Rather than using spray paint, I chose to paint with my skateboard. I wanted to see how it would interact with a plastic, recycled surface. I have to say I really liked how the marks stand out against this smooth material. The final result reminds me of a slab of marble, where the veins are nothing more than traces of the “slides.”

The landscape painted on top, on the other hand, was a real struggle. The brush glides well, but the drying time for the oil was very long.

The piece feels fresh, minimal, yet it holds the full essence of my practice.

WHAT COMPELS YOU TO CONTINUE TO MAKE ARTWORK TO REFLECT THE WORLD AND YOUR PERSONAL EXPERIENCES IN IT? DO YOU FIND THAT SOMETIMES THIS IS CHALLENGING TO CONVEY IN TWO STYLES AND MEDIUMS?

I believe my work will continue to evolve while always balancing between figuration and abstraction.
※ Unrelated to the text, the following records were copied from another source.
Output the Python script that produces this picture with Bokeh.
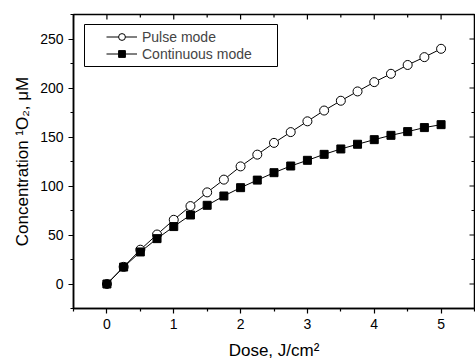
from bokeh.plotting import figure
from bokeh.models import FixedTicker, Legend, BoxAnnotation, Node
from bokeh.embed import file_html
from bokeh.resources import INLINE

dose = [0, 0.25, 0.5, 0.75, 1.0, 1.25, 1.5, 1.75, 2.0, 2.25, 2.5, 2.75, 3.0,
        3.25, 3.5, 3.75, 4.0, 4.25, 4.5, 4.75, 5.0]
pulse = [0, 17.5, 35, 50.5, 65.5, 79.5, 93.5, 106.5, 120, 132, 144, 155, 166,
         177, 187, 196.5, 206, 214.5, 223.5, 231.5, 240]
continuous = [0, 17.3, 32.7, 46.3, 58.6, 70.4, 80.3, 89.8, 98.3, 106, 113.6,
              120.4, 126.2, 132.3, 137.8, 142.6, 147.3, 151.7, 155.5, 159.6, 162.6]
x_ticks = [0, 1, 2, 3, 4, 5]
x_minor = [-0.5, 0.5, 1.5, 2.5, 3.5, 4.5, 5.5]
y_ticks = [0, 50, 100, 150, 200, 250]
y_minor = [-25, 25, 75, 125, 175, 225, 275]
x_lim = (-0.5, 5.5)
y_lim = (-25, 275)

FONT = "Liberation Sans"
W, H = 475, 363
BL, BR, BT, BB = 73, 1, 14, 55
FW, FH = W - BL - BR, H - BT - BB

p = figure(width=W, height=H, x_range=x_lim, y_range=y_lim,
           output_backend="svg", toolbar_location=None,
           min_border_left=BL, min_border_right=BR, min_border_top=BT,
           min_border_bottom=BB)
p.xgrid.visible = False
p.ygrid.visible = False
p.outline_line_color = "black"
p.outline_line_width = 1.5
p.background_fill_color = "white"
p.border_fill_color = "white"

p.xaxis.ticker = FixedTicker(ticks=x_ticks, minor_ticks=x_minor)
p.yaxis.ticker = FixedTicker(ticks=y_ticks, minor_ticks=y_minor)

for ax in list(p.xaxis) + list(p.yaxis):
    ax.axis_line_color = "black"
    ax.axis_line_width = 1.5
    ax.major_tick_line_color = "black"
    ax.minor_tick_line_color = "black"
    ax.major_tick_line_width = 1.2
    ax.minor_tick_line_width = 1.2
    ax.major_tick_out = 5
    ax.major_tick_in = 0
    ax.minor_tick_out = 3
    ax.minor_tick_in = 0
    ax.major_label_text_font = FONT
    ax.major_label_text_font_size = "14px"
    ax.major_label_text_color = "black"
    ax.axis_label_text_font = FONT
    ax.axis_label_text_font_size = "17px"
    ax.axis_label_text_font_style = "normal"
    ax.axis_label_text_color = "black"

p.xaxis.axis_label = "Dose, J/cm\u00b2"
p.yaxis.axis_label = "Concentration \u00b9O\u2082, \u03bcM"
p.xaxis.major_label_standoff = 5
p.xaxis.axis_label_standoff = 9
p.yaxis.major_label_standoff = 5
p.yaxis.axis_label_standoff = 5

# mirrored inward ticks on top and right edges
dx = (x_lim[1] - x_lim[0]) / FW
dy = (y_lim[1] - y_lim[0]) / FH
for ticks, ln in ((x_ticks, 5), (x_minor, 3)):
    p.segment(x0=ticks, y0=[y_lim[1]] * len(ticks), x1=ticks,
              y1=[y_lim[1] - ln * dy] * len(ticks), line_color="black", line_width=1.2)
for ticks, ln in ((y_ticks, 5), (y_minor, 3)):
    p.segment(x0=[x_lim[1]] * len(ticks), y0=ticks, x1=[x_lim[1] - ln * dx] * len(ticks),
              y1=ticks, line_color="black", line_width=1.2)

lp = p.line(dose, pulse, line_color="black", line_width=1)
sp = p.scatter(dose, pulse, marker="circle", size=9, fill_color="white",
               line_color="black", line_width=1)
lc = p.line(dose, continuous, line_color="black", line_width=1)
sc = p.scatter(dose, continuous, marker="square", size=8, fill_color="black",
               line_color="black")

box = BoxAnnotation(left=Node(target="frame", symbol="left", offset=11),
                    right=Node(target="frame", symbol="left", offset=204),
                    top=Node(target="frame", symbol="top", offset=10),
                    bottom=Node(target="frame", symbol="top", offset=52),
                    fill_color="white", fill_alpha=1, line_color="black",
                    line_width=1, line_alpha=1)
p.add_layout(box)

legend = Legend(items=[("Pulse mode", [lp, sp]), ("Continuous mode", [lc, sc])],
                location=(29, 242))
legend.margin = 0
legend.padding = 4
legend.spacing = 0
legend.glyph_width = 31
legend.glyph_height = 17
legend.label_height = 17
legend.label_standoff = 5
legend.label_text_font = FONT
legend.label_text_font_size = "14px"
legend.border_line_alpha = 0
legend.background_fill_alpha = 0
p.add_layout(legend)

open("out.html", "w").write(file_html(p, INLINE))
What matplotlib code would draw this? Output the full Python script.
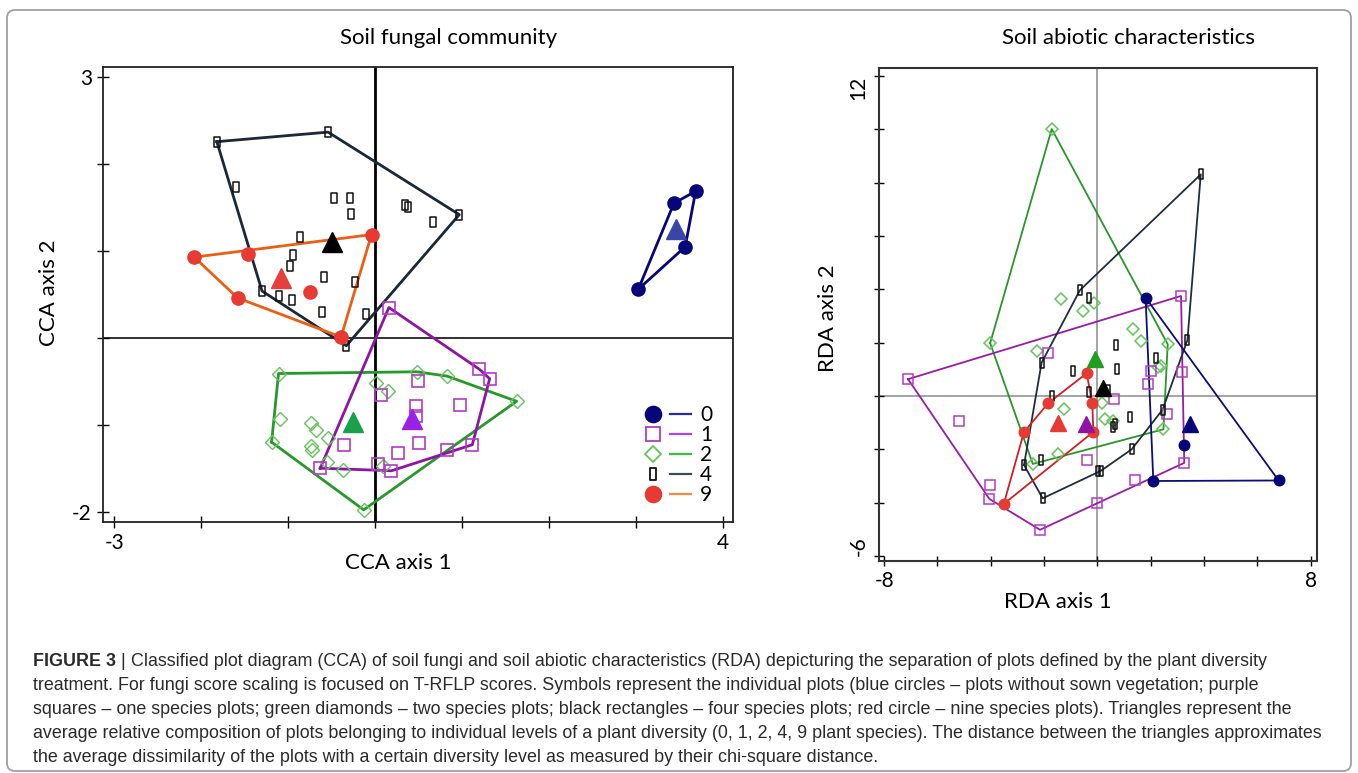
import numpy as np
import matplotlib
matplotlib.use("Agg")
import matplotlib.pyplot as plt
from matplotlib.path import Path
from matplotlib.lines import Line2D
from matplotlib.legend_handler import HandlerTuple
from matplotlib.patches import FancyBboxPatch
from matplotlib import font_manager

# ---------------- data ----------------
levels = ["0", "1", "2", "4", "9"]

# CCA scores of the plots (soil fungal community)
cca_x0 = [3.03, 3.44, 3.69, 3.57]
cca_y0 = [0.56, 1.55, 1.69, 1.05]
cca_x1 = [0.16, 1.20, 1.32, 1.12, 0.83, 0.19, 0.03, -0.63, 0.50, 0.07, 0.47, 0.98, 0.47, -0.36, 0.51, 0.26]
cca_y1 = [0.35, -0.36, -0.47, -1.23, -1.29, -1.53, -1.45, -1.50, -0.50, -0.66, -0.78, -0.77, -0.90, -1.23, -1.21, -1.32]
cca_x2 = [-1.11, 0.48, 0.83, 1.63, -0.13, -1.19, 0.01, 0.15, -1.09, -0.74, -0.68, -0.54, -0.74, -0.73, -0.55, -0.37, 0.09]
cca_y2 = [-0.41, -0.39, -0.44, -0.73, -1.98, -1.20, -0.52, -0.61, -0.93, -0.98, -1.06, -1.15, -1.24, -1.29, -1.43, -1.52, -1.47]
cca_x4 = [-1.82, -0.54, 0.97, -0.33, -1.30, -1.60, -0.47, -0.29, -0.28, 0.35, 0.38, 0.67, -0.86, -0.94, -0.98, -0.59, -0.23, -1.10, -0.95, -0.61, -0.10]
cca_y4 = [2.26, 2.37, 1.42, -0.09, 0.54, 1.74, 1.61, 1.61, 1.43, 1.53, 1.51, 1.33, 1.16, 0.95, 0.83, 0.70, 0.64, 0.48, 0.44, 0.30, 0.28]
cca_x9 = [-2.08, -1.46, -0.04, -0.39, -1.58, -0.75]
cca_y9 = [0.93, 0.97, 1.19, 0.01, 0.46, 0.53]
# group centroids (triangles), in the order of `levels`
cca_tri_x = [3.46, 0.43, -0.25, -0.49, -1.08]
cca_tri_y = [1.25, -0.93, -0.97, 1.10, 0.69]

# RDA scores of the plots (soil abiotic characteristics)
rda_x0 = [1.81, 2.10, 6.80, 3.25]
rda_y0 = [3.69, -3.19, -3.17, -1.85]
rda_x1 = [-7.10, -5.19, -4.02, -4.05, -2.15, 0.00, -0.37, 0.64, -1.84, 3.14, 3.18, 2.00, 1.91, 2.60, 3.26, 1.41]
rda_y1 = [0.63, -0.95, -3.33, -3.86, -5.02, -4.01, -2.40, -0.11, 1.62, 3.75, 0.89, 0.95, 0.44, -0.67, -2.51, -3.15]
rda_x2 = [-1.71, -4.02, -1.36, -0.55, -0.12, 1.33, 1.65, -2.28, 2.64, 2.38, 2.28, 2.48, -2.42, -1.49, -1.24, 0.19, 0.29, 0.60]
rda_y2 = [10.01, 1.98, 3.64, 3.19, 3.50, 2.51, 2.07, 1.70, 1.94, 1.14, 1.10, -1.25, -2.55, -2.19, -0.49, -0.27, -0.85, -0.94]
rda_x4 = [3.88, -0.65, -0.32, 0.70, -2.09, -0.90, 0.75, -0.30, -1.69, 0.40, 2.19, 3.38, 2.45, 1.23, 0.68, 0.60, 1.29, 0.03, 0.13, -2.75, -2.11, -2.05]
rda_y4 = [8.31, 3.97, 3.69, 1.90, 1.25, 0.94, 1.00, 0.14, 0.00, 0.22, 1.41, 2.10, -0.51, -0.78, -1.04, -1.18, -2.00, -2.81, -2.81, -2.59, -2.40, -3.84]
rda_x9 = [-0.40, -1.84, -2.75, -3.51, -0.15, -0.19]
rda_y9 = [0.85, -0.27, -1.35, -4.05, -1.35, -0.27]
rda_tri_x = [3.48, -0.44, -0.08, 0.22, -1.46]
rda_tri_y = [-1.07, -1.07, 1.38, 0.28, -1.00]

titles = ["Soil fungal community", "Soil abiotic characteristics"]
caption_lines = [
    "Classified plot diagram (CCA) of soil fungi and soil abiotic characteristics (RDA) depicturing the separation of plots defined by the plant diversity",
    "treatment. For fungi score scaling is focused on T-RFLP scores. Symbols represent the individual plots (blue circles \u2013 plots without sown vegetation; purple",
    "squares \u2013 one species plots; green diamonds \u2013 two species plots; black rectangles \u2013 four species plots; red circle \u2013 nine species plots). Triangles represent the",
    "average relative composition of plots belonging to individual levels of a plant diversity (0, 1, 2, 4, 9 plant species). The distance between the triangles approximates",
    "the average dissimilarity of the plots with a certain diversity level as measured by their chi-square distance.",
]

# ---------------- helpers ----------------
def convex_hull(xs, ys):
    pts = sorted(set(zip(xs, ys)))
    if len(pts) < 3:
        return pts
    def cross(o, a, b):
        return (a[0] - o[0]) * (b[1] - o[1]) - (a[1] - o[1]) * (b[0] - o[0])
    lower, upper = [], []
    for p in pts:
        while len(lower) >= 2 and cross(lower[-2], lower[-1], p) <= 0:
            lower.pop()
        lower.append(p)
    for p in reversed(pts):
        while len(upper) >= 2 and cross(upper[-2], upper[-1], p) <= 0:
            upper.pop()
        upper.append(p)
    return lower[:-1] + upper[:-1]

rect_marker = Path([(-0.5, -1), (0.5, -1), (0.5, 1), (-0.5, 1), (-0.5, -1)],
                   [Path.MOVETO, Path.LINETO, Path.LINETO, Path.LINETO, Path.CLOSEPOLY])

def pick_font(names):
    for n in names:
        try:
            font_manager.findfont(n, fallback_to_default=False)
            return n
        except Exception:
            pass
    return "DejaVu Sans"

label_font = pick_font(["Lato", "Open Sans"])
cap_font = pick_font(["Liberation Sans Narrow", "Liberation Sans"])

plt.rcParams["font.family"] = [label_font, "DejaVu Sans"]

# marker/line styles per diversity level
NAVY = "#06067a"
styles = {
    "0": dict(marker="o", mfc=NAVY, mec=NAVY, line=NAVY, tri="#3b45a5", tri_r=NAVY, leg_line="#2a2aa0"),
    "1": dict(marker="s", mfc="none", mec="#b23cc4", line="#8e14a4", tri="#9a22e6", tri_r="#8e14a4", leg_line="#b040ff"),
    "2": dict(marker="D", mfc="none", mec="#62c65a", line="#27992a", tri="#17a24a", tri_r="#1f9e1f", leg_line="#3cc03c"),
    "4": dict(marker=rect_marker, mfc="none", mec="#111111", line="#1b2838", tri="#000000", tri_r="#000000", leg_line="#3b4a5c"),
    "9": dict(marker="o", mfc="#e63a32", mec="#e63a32", line="#ea5f14", tri="#e6403c", tri_r="#e63a32", leg_line="#f08a45"),
}
line_r = {"0": "#0d0d7a", "1": "#9a1aa8", "2": "#2a962a", "4": "#1f2d3d", "9": "#d21e22"}

W, H = 1358, 773
fig = plt.figure(figsize=(W / 100, H / 100), dpi=100)

# outer frame of the figure
frame = FancyBboxPatch((0.07, 0.02), 13.44, 7.61, boxstyle="round,pad=0,rounding_size=0.08",
                       transform=fig.dpi_scale_trans, fill=False, ec="#a0a0a0", lw=1.3)
fig.patches.append(frame)

def axes_px(l, t, r, b):
    return fig.add_axes([l / W, 1 - b / H, (r - l) / W, (b - t) / H])

# ================= CCA panel =================
ax = axes_px(103, 67, 733, 522)
ax.set_xlim(-3.13, 4.12)
ax.set_ylim(-2.12, 3.12)
ax.axvline(0, color="black", lw=2.0, zorder=1)
ax.axhline(0, color="#222222", lw=1.3, zorder=1)

cca_data = {"0": (cca_x0, cca_y0), "1": (cca_x1, cca_y1), "2": (cca_x2, cca_y2),
            "4": (cca_x4, cca_y4), "9": (cca_x9, cca_y9)}
ms_l = {"0": 9.5, "1": 8.5, "2": 7.0, "4": 7.5, "9": 9.5}
mew_l = {"0": 1, "1": 1.2, "2": 1.0, "4": 1.1, "9": 1}
for lev in ["4", "9", "2", "1", "0"]:
    xs, ys = cca_data[lev]
    st = styles[lev]
    hull = convex_hull(xs, ys)
    hx = [p[0] for p in hull] + [hull[0][0]]
    hy = [p[1] for p in hull] + [hull[0][1]]
    ax.plot(hx, hy, color=st["line"], lw=2.0, zorder=2)
    ax.plot(xs, ys, ls="none", marker=st["marker"], ms=ms_l[lev], mfc=st["mfc"],
            mec=st["mec"], mew=mew_l[lev], zorder=3)
for i, lev in enumerate(levels):
    ax.plot(cca_tri_x[i], cca_tri_y[i], ls="none", marker="^", ms=14,
            color=styles[lev]["tri"], mec=styles[lev]["tri"], zorder=4)

ax.set_xticks(range(-3, 5))
ax.set_xticklabels(["-3", "", "", "", "", "", "", "4"])
ax.set_yticks(range(-2, 4))
ax.set_yticklabels(["-2", "", "", "", "", "3"])
ax.tick_params(direction="inout", length=8, width=1, labelsize=15, colors="black", pad=4)
for s in ax.spines.values():
    s.set_linewidth(1.3)
    s.set_color("#222222")
ax.set_xlabel("CCA axis 1", fontsize=16)
ax.set_ylabel("CCA axis 2", fontsize=16)
ax.xaxis.set_label_coords(0.468, -0.068)
ax.yaxis.set_label_coords(-0.07, 0.503)

leg_handles = []
for lev in levels:
    st = styles[lev]
    mk = Line2D([], [], ls="none", marker=st["marker"], ms=ms_l[lev] * 1.2,
                mfc=st["mfc"], mec=st["mec"], mew=1.3)
    ln = Line2D([], [], color=st["leg_line"], lw=1.6)
    leg_handles.append((mk, ln))
ax.legend(leg_handles, levels, handler_map={tuple: HandlerTuple(ndivide=None, pad=0.3)},
          loc="lower right", bbox_to_anchor=(0.99, 0.005), frameon=False,
          fontsize=15, handlelength=2.3, handletextpad=0.45, labelspacing=0.0,
          borderpad=0.2)

# ================= RDA panel =================
ax2 = axes_px(879, 68, 1317, 561)
ax2.set_xlim(-8.19, 8.24)
ax2.set_ylim(-6.19, 12.30)
ax2.axvline(0, color="#8a8a8a", lw=1.1, zorder=1)
ax2.axhline(0, color="#8a8a8a", lw=1.1, zorder=1)

rda_data = {"0": (rda_x0, rda_y0), "1": (rda_x1, rda_y1), "2": (rda_x2, rda_y2),
            "4": (rda_x4, rda_y4), "9": (rda_x9, rda_y9)}
ms_r = {"0": 7.5, "1": 7.0, "2": 5.8, "4": 6.8, "9": 7.5}
for lev in ["2", "1", "4", "0", "9"]:
    xs, ys = rda_data[lev]
    st = styles[lev]
    hull = convex_hull(xs, ys)
    hx = [p[0] for p in hull] + [hull[0][0]]
    hy = [p[1] for p in hull] + [hull[0][1]]
    ax2.plot(hx, hy, color=line_r[lev], lw=1.3, zorder=2)
    ax2.plot(xs, ys, ls="none", marker=st["marker"], ms=ms_r[lev], mfc=st["mfc"],
             mec=st["mec"], mew=1.1, zorder=3)
for i, lev in enumerate(levels):
    ax2.plot(rda_tri_x[i], rda_tri_y[i], ls="none", marker="^", ms=11,
             color=styles[lev]["tri_r"], mec=styles[lev]["tri_r"], zorder=4)

ax2.set_xticks(range(-8, 9, 2))
ax2.set_xticklabels(["-8"] + [""] * 7 + ["8"])
ax2.set_yticks(range(-6, 13, 2))
ylabs = ax2.set_yticklabels(["-6"] + [""] * 8 + ["12"], rotation=90)
ylabs[0].set_va("bottom")
ylabs[-1].set_va("top")
ax2.tick_params(direction="inout", length=7, width=1, labelsize=15, colors="black", pad=4)
for s in ax2.spines.values():
    s.set_linewidth(1.5)
    s.set_color("#333333")
ax2.set_xlabel("RDA axis 1", fontsize=16)
ax2.set_ylabel("RDA axis 2", fontsize=16)
ax2.xaxis.set_label_coords(0.409, -0.063)
ax2.yaxis.set_label_coords(-0.094, 0.493)

# panel titles
fig.text(449 / W, 1 - 38 / H, titles[0], ha="center", va="center", fontsize=16)
fig.text(1129 / W, 1 - 38 / H, titles[1], ha="center", va="center", fontsize=16)

# ================= caption =================
renderer = fig.canvas.get_renderer()
cap_kw = dict(fontsize=12.9, color="#2b2b2b", va="center", family=[cap_font, "DejaVu Sans"])
y0 = 661
bold = fig.text(33 / W, 1 - y0 / H, "FIGURE 3", fontweight="bold", **cap_kw)
bb = bold.get_window_extent(renderer)
bar = fig.text(bb.x1 / W, 1 - y0 / H, " | ", **cap_kw)
bb2 = bar.get_window_extent(renderer)
fig.text(bb2.x1 / W, 1 - y0 / H, caption_lines[0], **cap_kw)
for k, line in enumerate(caption_lines[1:], start=1):
    fig.text(33 / W, 1 - (y0 + 24 * k) / H, line, **cap_kw)

fig.savefig("out.png", dpi=100)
The “what” I paint may change, but not the “how.” It’s a way of working that feels natural to me and reflects the way I live.

In the future, I’d like to incorporate climbing as well a practice that has been absorbing me lately. I’m sure it will soon become part of my pictorial vocabulary.

CAN YOU TELL US ABOUT ANY PROJECTS YOU ARE WORKING ON NOW? WHAT IS NEXT FOR YOU?

Right now, I am focusing on the theme of architecture and the home, always combined with “skatepainting” and other forms of action painting that intertwine with this subject. In January 2026, I have an exhibition coming up in Luxembourg, and I’m already very excited.